▶ DESCRIPTION OF THE TASK: Search the material below for the string "this" and extract each line that has it.

Code that draws figures:
■ ■ ■ ■ ■ ■ ■
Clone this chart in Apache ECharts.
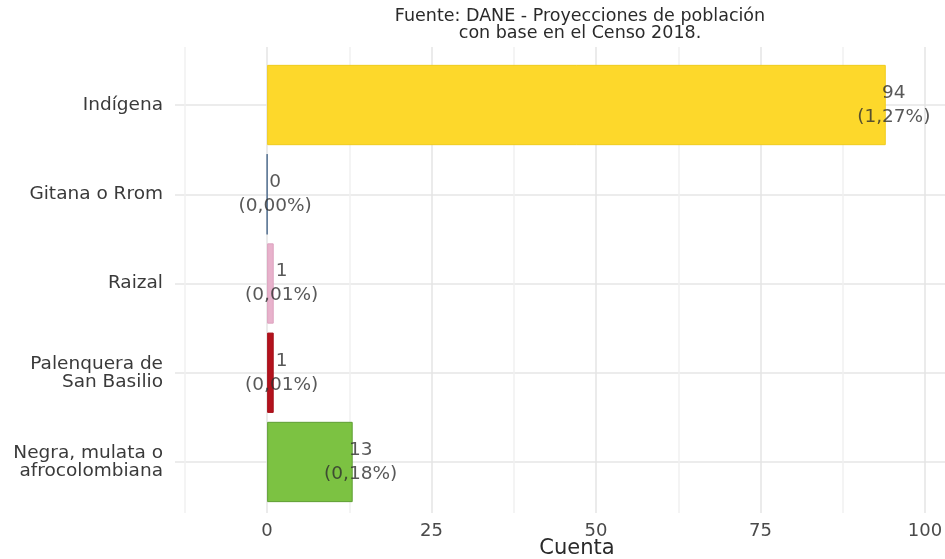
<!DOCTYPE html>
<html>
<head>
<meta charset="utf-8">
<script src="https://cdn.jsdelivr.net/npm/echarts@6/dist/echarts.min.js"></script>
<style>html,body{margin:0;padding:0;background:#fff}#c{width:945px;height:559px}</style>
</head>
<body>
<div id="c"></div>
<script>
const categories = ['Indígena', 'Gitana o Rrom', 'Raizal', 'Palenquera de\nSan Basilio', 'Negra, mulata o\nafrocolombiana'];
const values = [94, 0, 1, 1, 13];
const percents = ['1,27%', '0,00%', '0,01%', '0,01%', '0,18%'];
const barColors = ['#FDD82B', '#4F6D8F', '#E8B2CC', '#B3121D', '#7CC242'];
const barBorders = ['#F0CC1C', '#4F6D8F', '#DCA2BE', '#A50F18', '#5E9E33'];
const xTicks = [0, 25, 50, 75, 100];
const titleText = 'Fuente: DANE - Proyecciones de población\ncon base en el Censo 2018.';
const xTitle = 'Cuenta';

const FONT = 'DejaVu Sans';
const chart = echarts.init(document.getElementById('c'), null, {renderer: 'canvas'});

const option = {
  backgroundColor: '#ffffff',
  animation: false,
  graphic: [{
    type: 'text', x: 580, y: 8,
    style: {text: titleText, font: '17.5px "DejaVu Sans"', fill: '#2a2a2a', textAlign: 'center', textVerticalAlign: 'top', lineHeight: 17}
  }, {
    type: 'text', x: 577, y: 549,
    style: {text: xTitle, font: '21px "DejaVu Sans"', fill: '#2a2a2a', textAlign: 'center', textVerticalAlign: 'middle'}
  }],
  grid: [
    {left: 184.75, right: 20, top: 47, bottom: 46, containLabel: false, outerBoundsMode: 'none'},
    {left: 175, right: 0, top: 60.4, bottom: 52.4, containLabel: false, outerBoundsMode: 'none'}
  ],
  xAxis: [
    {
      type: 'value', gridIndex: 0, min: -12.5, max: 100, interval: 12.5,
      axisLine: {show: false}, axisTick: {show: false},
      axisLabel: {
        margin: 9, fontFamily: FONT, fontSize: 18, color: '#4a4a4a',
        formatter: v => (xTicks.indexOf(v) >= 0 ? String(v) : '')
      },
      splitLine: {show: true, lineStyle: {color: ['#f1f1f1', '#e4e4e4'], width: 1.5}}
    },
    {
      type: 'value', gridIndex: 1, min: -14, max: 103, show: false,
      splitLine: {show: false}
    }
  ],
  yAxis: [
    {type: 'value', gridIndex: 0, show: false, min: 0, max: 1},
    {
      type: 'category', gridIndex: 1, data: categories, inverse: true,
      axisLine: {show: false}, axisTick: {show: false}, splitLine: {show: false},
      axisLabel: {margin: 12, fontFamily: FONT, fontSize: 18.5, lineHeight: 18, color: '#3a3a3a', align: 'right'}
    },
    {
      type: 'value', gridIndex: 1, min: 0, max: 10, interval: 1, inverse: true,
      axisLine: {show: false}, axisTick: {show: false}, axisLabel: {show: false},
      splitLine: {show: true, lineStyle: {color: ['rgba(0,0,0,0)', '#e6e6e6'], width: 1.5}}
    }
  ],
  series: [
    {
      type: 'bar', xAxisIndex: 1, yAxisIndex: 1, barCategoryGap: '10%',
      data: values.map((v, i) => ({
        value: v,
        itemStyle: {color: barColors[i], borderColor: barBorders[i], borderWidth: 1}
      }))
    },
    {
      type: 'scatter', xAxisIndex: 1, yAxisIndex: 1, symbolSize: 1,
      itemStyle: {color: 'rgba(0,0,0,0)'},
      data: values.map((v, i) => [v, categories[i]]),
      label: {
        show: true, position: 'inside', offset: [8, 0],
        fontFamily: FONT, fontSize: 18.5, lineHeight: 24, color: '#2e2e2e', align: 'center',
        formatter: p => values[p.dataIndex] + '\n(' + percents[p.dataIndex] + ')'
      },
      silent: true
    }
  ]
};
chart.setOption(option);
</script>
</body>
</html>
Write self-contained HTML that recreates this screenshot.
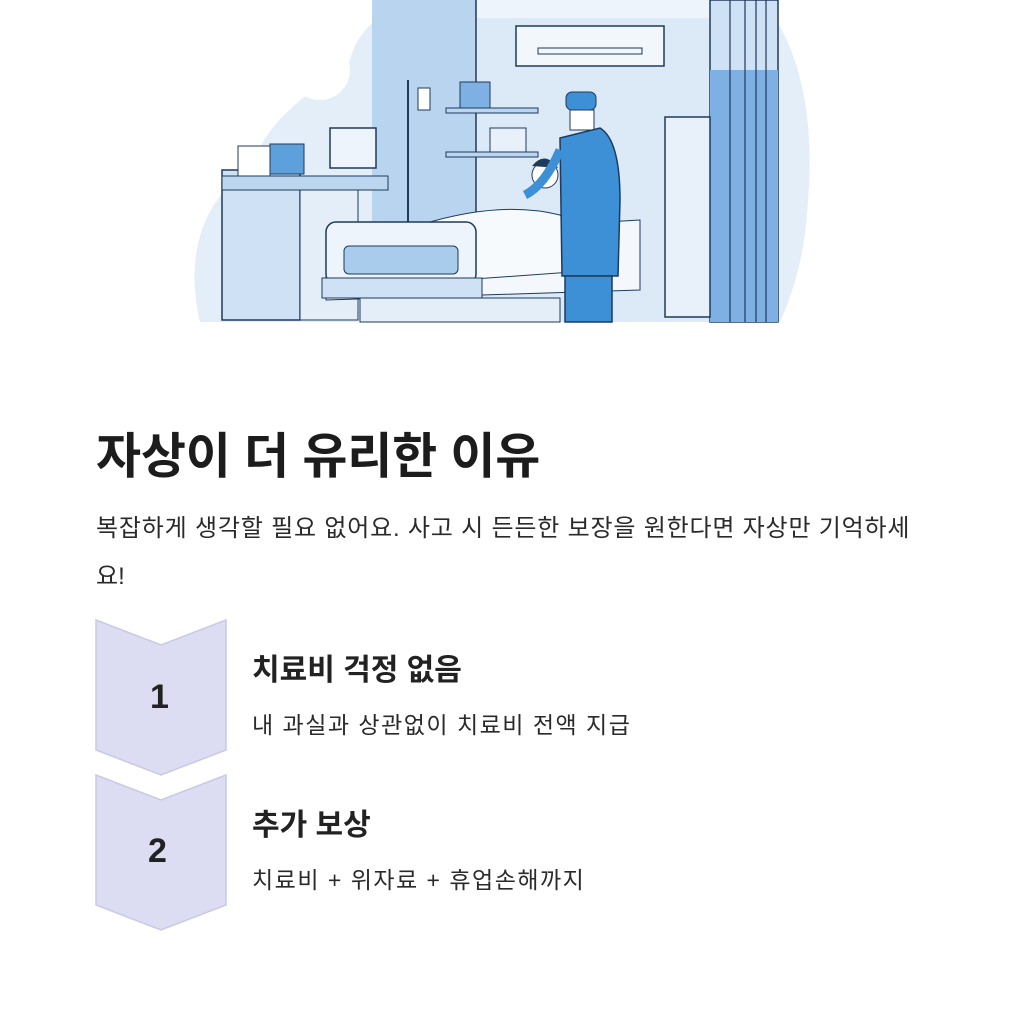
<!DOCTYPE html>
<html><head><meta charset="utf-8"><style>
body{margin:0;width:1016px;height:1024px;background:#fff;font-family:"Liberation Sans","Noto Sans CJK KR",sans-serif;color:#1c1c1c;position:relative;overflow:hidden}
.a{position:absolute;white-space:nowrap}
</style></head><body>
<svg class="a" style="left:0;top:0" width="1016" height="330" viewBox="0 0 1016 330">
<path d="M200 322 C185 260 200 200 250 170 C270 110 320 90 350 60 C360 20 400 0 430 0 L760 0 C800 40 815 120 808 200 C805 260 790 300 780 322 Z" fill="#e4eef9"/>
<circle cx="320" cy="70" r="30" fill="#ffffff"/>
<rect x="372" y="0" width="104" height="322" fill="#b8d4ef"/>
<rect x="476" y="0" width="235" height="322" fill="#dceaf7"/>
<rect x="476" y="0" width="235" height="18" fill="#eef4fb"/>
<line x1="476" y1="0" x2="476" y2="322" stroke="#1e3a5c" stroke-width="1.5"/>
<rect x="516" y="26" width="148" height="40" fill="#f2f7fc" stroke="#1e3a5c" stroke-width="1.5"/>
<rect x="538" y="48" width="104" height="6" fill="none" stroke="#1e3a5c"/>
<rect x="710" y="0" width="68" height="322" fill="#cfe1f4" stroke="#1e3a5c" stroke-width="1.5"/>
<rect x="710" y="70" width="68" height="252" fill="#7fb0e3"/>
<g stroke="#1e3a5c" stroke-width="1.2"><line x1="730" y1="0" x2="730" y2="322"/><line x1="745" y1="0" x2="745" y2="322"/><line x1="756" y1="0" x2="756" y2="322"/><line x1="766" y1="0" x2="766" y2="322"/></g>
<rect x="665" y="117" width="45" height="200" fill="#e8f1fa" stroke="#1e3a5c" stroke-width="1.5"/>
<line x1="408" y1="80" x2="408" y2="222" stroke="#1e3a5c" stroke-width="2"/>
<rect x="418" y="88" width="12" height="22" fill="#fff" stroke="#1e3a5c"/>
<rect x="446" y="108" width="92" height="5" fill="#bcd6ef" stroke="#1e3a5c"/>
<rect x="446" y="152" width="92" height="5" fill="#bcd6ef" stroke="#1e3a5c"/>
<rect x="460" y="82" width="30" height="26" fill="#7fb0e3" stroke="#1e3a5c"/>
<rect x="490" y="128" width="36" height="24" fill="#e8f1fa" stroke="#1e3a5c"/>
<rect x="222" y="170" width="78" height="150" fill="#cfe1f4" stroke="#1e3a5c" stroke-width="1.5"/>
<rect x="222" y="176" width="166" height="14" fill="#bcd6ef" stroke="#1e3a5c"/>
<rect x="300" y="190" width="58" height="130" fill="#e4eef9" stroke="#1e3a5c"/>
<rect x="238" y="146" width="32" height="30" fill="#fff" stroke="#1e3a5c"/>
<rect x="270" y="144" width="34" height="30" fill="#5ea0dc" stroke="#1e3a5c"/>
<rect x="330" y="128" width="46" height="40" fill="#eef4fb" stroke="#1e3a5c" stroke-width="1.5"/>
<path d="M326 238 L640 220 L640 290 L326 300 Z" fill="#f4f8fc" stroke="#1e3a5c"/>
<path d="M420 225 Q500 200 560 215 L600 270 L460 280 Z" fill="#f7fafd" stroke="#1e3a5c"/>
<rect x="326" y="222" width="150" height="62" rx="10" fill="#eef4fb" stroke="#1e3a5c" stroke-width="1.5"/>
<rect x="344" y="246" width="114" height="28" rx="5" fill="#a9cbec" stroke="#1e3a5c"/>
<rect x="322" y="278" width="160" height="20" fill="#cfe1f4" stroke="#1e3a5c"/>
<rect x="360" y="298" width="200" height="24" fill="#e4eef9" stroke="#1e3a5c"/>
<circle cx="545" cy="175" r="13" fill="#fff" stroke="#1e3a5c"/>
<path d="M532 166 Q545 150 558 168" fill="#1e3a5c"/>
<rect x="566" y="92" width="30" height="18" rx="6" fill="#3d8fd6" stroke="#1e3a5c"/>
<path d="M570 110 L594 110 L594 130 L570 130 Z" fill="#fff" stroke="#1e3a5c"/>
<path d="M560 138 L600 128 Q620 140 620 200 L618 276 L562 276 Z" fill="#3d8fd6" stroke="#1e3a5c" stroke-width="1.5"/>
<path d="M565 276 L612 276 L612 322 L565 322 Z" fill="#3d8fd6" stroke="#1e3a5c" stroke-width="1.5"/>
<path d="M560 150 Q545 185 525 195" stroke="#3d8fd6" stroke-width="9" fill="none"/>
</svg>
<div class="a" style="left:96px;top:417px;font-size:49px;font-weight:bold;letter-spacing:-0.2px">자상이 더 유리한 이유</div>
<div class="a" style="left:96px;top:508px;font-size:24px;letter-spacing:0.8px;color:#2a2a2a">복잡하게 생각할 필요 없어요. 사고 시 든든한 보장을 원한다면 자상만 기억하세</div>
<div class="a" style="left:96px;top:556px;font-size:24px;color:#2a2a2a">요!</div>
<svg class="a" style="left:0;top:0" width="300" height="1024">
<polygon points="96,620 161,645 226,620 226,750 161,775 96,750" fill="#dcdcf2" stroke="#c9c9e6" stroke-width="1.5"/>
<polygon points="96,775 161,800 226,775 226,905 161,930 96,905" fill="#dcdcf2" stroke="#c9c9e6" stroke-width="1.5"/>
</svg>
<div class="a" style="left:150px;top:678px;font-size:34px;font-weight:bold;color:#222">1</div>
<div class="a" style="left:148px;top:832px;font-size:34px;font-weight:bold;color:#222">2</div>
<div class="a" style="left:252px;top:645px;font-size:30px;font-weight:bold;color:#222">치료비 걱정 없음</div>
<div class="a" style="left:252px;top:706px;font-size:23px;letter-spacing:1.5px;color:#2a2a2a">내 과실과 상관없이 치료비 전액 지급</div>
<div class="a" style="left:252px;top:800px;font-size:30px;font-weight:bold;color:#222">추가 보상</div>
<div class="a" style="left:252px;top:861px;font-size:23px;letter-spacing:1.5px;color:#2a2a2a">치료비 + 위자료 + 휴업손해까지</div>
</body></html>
■ ■ ■ ■ ■ ■ ■
▶ PROBLEM SOLUTION:
Clone this chart in Apache ECharts.
Write self-contained HTML that recreates this screenshot.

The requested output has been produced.